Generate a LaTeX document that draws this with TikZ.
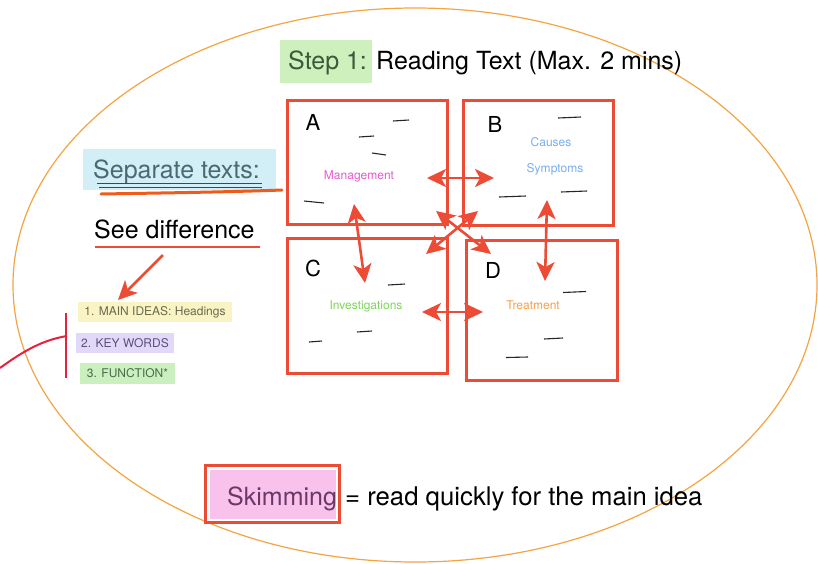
\documentclass[tikz,border=0pt]{standalone}
\usepackage{fontspec}
\setmainfont{TeX Gyre Heros}
\usetikzlibrary{arrows.meta}
\definecolor{boxred}{HTML}{EC4C36}
\definecolor{ellor}{HTML}{F5A442}
\definecolor{magtxt}{HTML}{E85AD0}
\definecolor{bluetxt}{HTML}{78AEF0}
\definecolor{greentxt}{HTML}{7FD65A}
\definecolor{oratxt}{HTML}{F5A04A}
\definecolor{stepbg}{HTML}{CDF0BD}
\definecolor{steptxt}{HTML}{3A5A3A}
\definecolor{sepbg}{HTML}{D2EEF7}
\definecolor{septxt}{HTML}{4A6A70}
\definecolor{ylwbg}{HTML}{FAF3C4}
\definecolor{ylwtxt}{HTML}{6A6A50}
\definecolor{lavbg}{HTML}{E2D8F8}
\definecolor{lavtxt}{HTML}{5A5080}
\definecolor{grnbg}{HTML}{CCEFC0}
\definecolor{grntxt}{HTML}{4A6A4A}
\definecolor{pinkbg}{HTML}{F8C2EC}
\definecolor{pinktxt}{HTML}{6A3868}
\definecolor{crim}{HTML}{E8203C}
\definecolor{brush}{HTML}{F05A1A}
\definecolor{ulin}{HTML}{3A4A50}
\begin{document}
\begin{tikzpicture}[x=1pt,y=-1pt,
  bigtext/.style={font=\fontsize{25}{30}\selectfont, inner sep=0pt, anchor=base west},
  letter/.style={font=\fontsize{22}{26}\selectfont, inner sep=0pt},
  smalltext/.style={font=\fontsize{12}{14}\selectfont, inner sep=0pt},
  bgbox/.style={inner sep=0pt, draw=none},
  redbox/.style={draw=boxred, line width=3pt, inner sep=0pt},
  dashln/.style={line width=1.1pt, black!85},
  dbl/.style={draw=boxred, line width=2.6pt, {Stealth[length=19pt,width=18pt,inset=5pt]}-{Stealth[length=19pt,width=18pt,inset=5pt]}}]
\useasboundingbox (0,0) rectangle (818,563);
\fill[white] (0,0) rectangle (818,563);

% big ellipse
\draw[ellor, line width=1.2pt] (415,285) ellipse [x radius=402pt, y radius=277pt];

% title
\node[bgbox, fill=stepbg, minimum width=92pt, minimum height=43pt] (stepbg) at (326,61.5) {};
\node[bigtext, text=steptxt] (step) at (288,69) {Step 1:};
\node[bigtext] (title) at (376,69) {Reading Text (Max. 2 mins)};

% four boxes
\node[redbox, minimum width=160pt, minimum height=124pt] (A) at (367,162) {};
\node[redbox, minimum width=150pt, minimum height=125pt] (B) at (538,162.5) {};
\node[redbox, minimum width=160pt, minimum height=135pt] (C) at (367,305.5) {};
\node[redbox, minimum width=151pt, minimum height=140pt] (D) at (541.5,310) {};

\node[letter] (la) at (313,122) {A};
\node[letter] (lb) at (495,124) {B};
\node[letter] (lc) at (313,268) {C};
\node[letter] (ld) at (493,270) {D};

\node[smalltext, text=magtxt] (mgmt) at (359,176) {Management};
\node[smalltext, text=bluetxt] (caus) at (551,142) {Causes};
\node[smalltext, text=bluetxt] (symp) at (555,169) {Symptoms};
\node[smalltext, text=greentxt] (inv) at (366,306) {Investigations};
\node[smalltext, text=oratxt] (treat) at (533,305) {Treatment};

% dashes
\draw[dashln] (393,121) -- (409,120);
\draw[dashln] (359,137) -- (374,136);
\draw[dashln] (372,153) -- (386,155);
\draw[dashln] (304,201) -- (324,203);
\draw[dashln] (558,118) -- (581,117);
\draw[dashln] (499,197) -- (526,196);
\draw[dashln] (561,192) -- (587,191);
\draw[dashln] (388,285) -- (405,284);
\draw[dashln] (357,332) -- (372,331);
\draw[dashln] (309,342) -- (322,341);
\draw[dashln] (563,292.5) -- (586,291.5);
\draw[dashln] (544,339) -- (563,338);
\draw[dashln] (506,357.5) -- (528,357);

% arrows between boxes
\coordinate (ab1) at (427,178); \coordinate (ab2) at (494,178);
\coordinate (ac1) at (354,204); \coordinate (ac2) at (365,283);
\coordinate (bd1) at (547,200); \coordinate (bd2) at (545,281);
\coordinate (cd1) at (422,312); \coordinate (cd2) at (483,312);
\coordinate (x1) at (436,211); \coordinate (x2) at (491,254);
\coordinate (x3) at (478,211); \coordinate (x4) at (426,254);
\draw[dbl] (ab1) -- (ab2);
\draw[dbl] (ac1) -- (ac2);
\draw[dbl] (bd1) -- (bd2);
\draw[dbl] (cd1) -- (cd2);
\draw[dbl] (x1) -- (x2);
\draw[dbl] (x3) -- (x4);

% left side
\node[bgbox, fill=sepbg, minimum width=193pt, minimum height=41pt] (sepbg) at (179.5,169.5) {};
\node[bigtext, text=septxt] (sep) at (93,178) {Separate texts:};
\draw[ulin, line width=1pt] (97,183) -- (262,183);
\draw[ulin, line width=1pt] (99,187) -- (262,187);
\draw[brush, line width=3pt, line cap=round] (101,194) .. controls (160,193) and (230,192) .. (282,190);

\node[bigtext] (see) at (94,238) {See difference};
\draw[boxred, line width=1.3pt] (95,247) -- (260,247);

\node[bgbox, fill=ylwbg, minimum width=154pt, minimum height=20pt] (m1) at (155,312) {};
\node[smalltext, text=ylwtxt] at (m1) {1. MAIN IDEAS: Headings};
\node[bgbox, fill=lavbg, minimum width=98pt, minimum height=20pt] (m2) at (125,343) {};
\node[smalltext, text=lavtxt] at (m2) {2. KEY WORDS};
\node[bgbox, fill=grnbg, minimum width=95pt, minimum height=21pt] (m3) at (127.5,373.5) {};
\node[smalltext, text=grntxt] at (m3) {3. FUNCTION*};

\coordinate (sd1) at (163,255); \coordinate (sd2) at (118,300);
\draw[boxred, line width=2.6pt, -{Stealth[length=19pt,width=18pt,inset=5pt]}] (sd1) -- (sd2);

\coordinate (vt) at (66,313); \coordinate (vb) at (66,378);
\draw[crim, line width=2pt] (vt) -- (vb);
\coordinate (cs) at (0,368); \coordinate (ce) at (67,336);
\draw[crim, line width=2pt] (cs) .. controls (22,352) and (42,340) .. (ce);

% skimming
\node[draw=boxred, line width=2.5pt, fill=white, minimum width=134pt, minimum height=57pt, inner sep=0pt] (skbox) at (272.5,494) {};
\node[bgbox, fill=pinkbg, minimum width=126pt, minimum height=49pt] (skin) at (skbox) {};
\node[bigtext, text=pinktxt] (skim) at (227,505) {Skimming};
\node[bigtext, font=\fontsize{25.7}{30}\selectfont] (def) at (345,505) {= read quickly for the main idea};
\end{tikzpicture}
\end{document}
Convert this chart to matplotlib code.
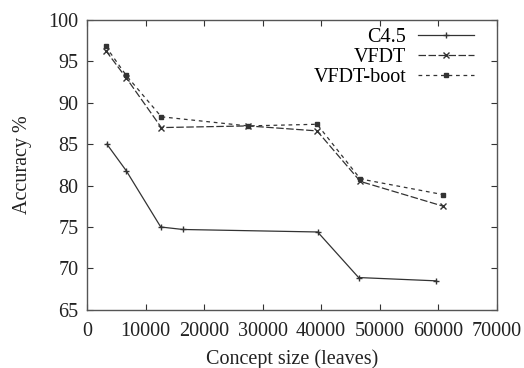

> Goal:
Transcribe the records verbatim and omit the images.

> Answer to the exercise:
Generate a LaTeX document that draws this with TikZ.
\documentclass[tikz,border=0pt]{standalone}
\usepackage{fontspec}
\setmainfont{TeX Gyre Heros}
\usetikzlibrary{arrows.meta}
\definecolor{boxred}{HTML}{EC4C36}
\definecolor{ellor}{HTML}{F5A442}
\definecolor{magtxt}{HTML}{E85AD0}
\definecolor{bluetxt}{HTML}{78AEF0}
\definecolor{greentxt}{HTML}{7FD65A}
\definecolor{oratxt}{HTML}{F5A04A}
\definecolor{stepbg}{HTML}{CDF0BD}
\definecolor{steptxt}{HTML}{3A5A3A}
\definecolor{sepbg}{HTML}{D2EEF7}
\definecolor{septxt}{HTML}{4A6A70}
\definecolor{ylwbg}{HTML}{FAF3C4}
\definecolor{ylwtxt}{HTML}{6A6A50}
\definecolor{lavbg}{HTML}{E2D8F8}
\definecolor{lavtxt}{HTML}{5A5080}
\definecolor{grnbg}{HTML}{CCEFC0}
\definecolor{grntxt}{HTML}{4A6A4A}
\definecolor{pinkbg}{HTML}{F8C2EC}
\definecolor{pinktxt}{HTML}{6A3868}
\definecolor{crim}{HTML}{E8203C}
\definecolor{brush}{HTML}{F05A1A}
\definecolor{ulin}{HTML}{3A4A50}
\begin{document}
\begin{tikzpicture}[x=1pt,y=-1pt,
  bigtext/.style={font=\fontsize{25}{30}\selectfont, inner sep=0pt, anchor=base west},
  letter/.style={font=\fontsize{22}{26}\selectfont, inner sep=0pt},
  smalltext/.style={font=\fontsize{12}{14}\selectfont, inner sep=0pt},
  bgbox/.style={inner sep=0pt, draw=none},
  redbox/.style={draw=boxred, line width=3pt, inner sep=0pt},
  dashln/.style={line width=1.1pt, black!85},
  dbl/.style={draw=boxred, line width=2.6pt, {Stealth[length=19pt,width=18pt,inset=5pt]}-{Stealth[length=19pt,width=18pt,inset=5pt]}}]
\useasboundingbox (0,0) rectangle (818,563);
\fill[white] (0,0) rectangle (818,563);

% big ellipse
\draw[ellor, line width=1.2pt] (415,285) ellipse [x radius=402pt, y radius=277pt];

% title
\node[bgbox, fill=stepbg, minimum width=92pt, minimum height=43pt] (stepbg) at (326,61.5) {};
\node[bigtext, text=steptxt] (step) at (288,69) {Step 1:};
\node[bigtext] (title) at (376,69) {Reading Text (Max. 2 mins)};

% four boxes
\node[redbox, minimum width=160pt, minimum height=124pt] (A) at (367,162) {};
\node[redbox, minimum width=150pt, minimum height=125pt] (B) at (538,162.5) {};
\node[redbox, minimum width=160pt, minimum height=135pt] (C) at (367,305.5) {};
\node[redbox, minimum width=151pt, minimum height=140pt] (D) at (541.5,310) {};

\node[letter] (la) at (313,122) {A};
\node[letter] (lb) at (495,124) {B};
\node[letter] (lc) at (313,268) {C};
\node[letter] (ld) at (493,270) {D};

\node[smalltext, text=magtxt] (mgmt) at (359,176) {Management};
\node[smalltext, text=bluetxt] (caus) at (551,142) {Causes};
\node[smalltext, text=bluetxt] (symp) at (555,169) {Symptoms};
\node[smalltext, text=greentxt] (inv) at (366,306) {Investigations};
\node[smalltext, text=oratxt] (treat) at (533,305) {Treatment};

% dashes
\draw[dashln] (393,121) -- (409,120);
\draw[dashln] (359,137) -- (374,136);
\draw[dashln] (372,153) -- (386,155);
\draw[dashln] (304,201) -- (324,203);
\draw[dashln] (558,118) -- (581,117);
\draw[dashln] (499,197) -- (526,196);
\draw[dashln] (561,192) -- (587,191);
\draw[dashln] (388,285) -- (405,284);
\draw[dashln] (357,332) -- (372,331);
\draw[dashln] (309,342) -- (322,341);
\draw[dashln] (563,292.5) -- (586,291.5);
\draw[dashln] (544,339) -- (563,338);
\draw[dashln] (506,357.5) -- (528,357);

% arrows between boxes
\coordinate (ab1) at (427,178); \coordinate (ab2) at (494,178);
\coordinate (ac1) at (354,204); \coordinate (ac2) at (365,283);
\coordinate (bd1) at (547,200); \coordinate (bd2) at (545,281);
\coordinate (cd1) at (422,312); \coordinate (cd2) at (483,312);
\coordinate (x1) at (436,211); \coordinate (x2) at (491,254);
\coordinate (x3) at (478,211); \coordinate (x4) at (426,254);
\draw[dbl] (ab1) -- (ab2);
\draw[dbl] (ac1) -- (ac2);
\draw[dbl] (bd1) -- (bd2);
\draw[dbl] (cd1) -- (cd2);
\draw[dbl] (x1) -- (x2);
\draw[dbl] (x3) -- (x4);

% left side
\node[bgbox, fill=sepbg, minimum width=193pt, minimum height=41pt] (sepbg) at (179.5,169.5) {};
\node[bigtext, text=septxt] (sep) at (93,178) {Separate texts:};
\draw[ulin, line width=1pt] (97,183) -- (262,183);
\draw[ulin, line width=1pt] (99,187) -- (262,187);
\draw[brush, line width=3pt, line cap=round] (101,194) .. controls (160,193) and (230,192) .. (282,190);

\node[bigtext] (see) at (94,238) {See difference};
\draw[boxred, line width=1.3pt] (95,247) -- (260,247);

\node[bgbox, fill=ylwbg, minimum width=154pt, minimum height=20pt] (m1) at (155,312) {};
\node[smalltext, text=ylwtxt] at (m1) {1. MAIN IDEAS: Headings};
\node[bgbox, fill=lavbg, minimum width=98pt, minimum height=20pt] (m2) at (125,343) {};
\node[smalltext, text=lavtxt] at (m2) {2. KEY WORDS};
\node[bgbox, fill=grnbg, minimum width=95pt, minimum height=21pt] (m3) at (127.5,373.5) {};
\node[smalltext, text=grntxt] at (m3) {3. FUNCTION*};

\coordinate (sd1) at (163,255); \coordinate (sd2) at (118,300);
\draw[boxred, line width=2.6pt, -{Stealth[length=19pt,width=18pt,inset=5pt]}] (sd1) -- (sd2);

\coordinate (vt) at (66,313); \coordinate (vb) at (66,378);
\draw[crim, line width=2pt] (vt) -- (vb);
\coordinate (cs) at (0,368); \coordinate (ce) at (67,336);
\draw[crim, line width=2pt] (cs) .. controls (22,352) and (42,340) .. (ce);

% skimming
\node[draw=boxred, line width=2.5pt, fill=white, minimum width=134pt, minimum height=57pt, inner sep=0pt] (skbox) at (272.5,494) {};
\node[bgbox, fill=pinkbg, minimum width=126pt, minimum height=49pt] (skin) at (skbox) {};
\node[bigtext, text=pinktxt] (skim) at (227,505) {Skimming};
\node[bigtext, font=\fontsize{25.7}{30}\selectfont] (def) at (345,505) {= read quickly for the main idea};
\end{tikzpicture}
\end{document}
Convert this chart to matplotlib code.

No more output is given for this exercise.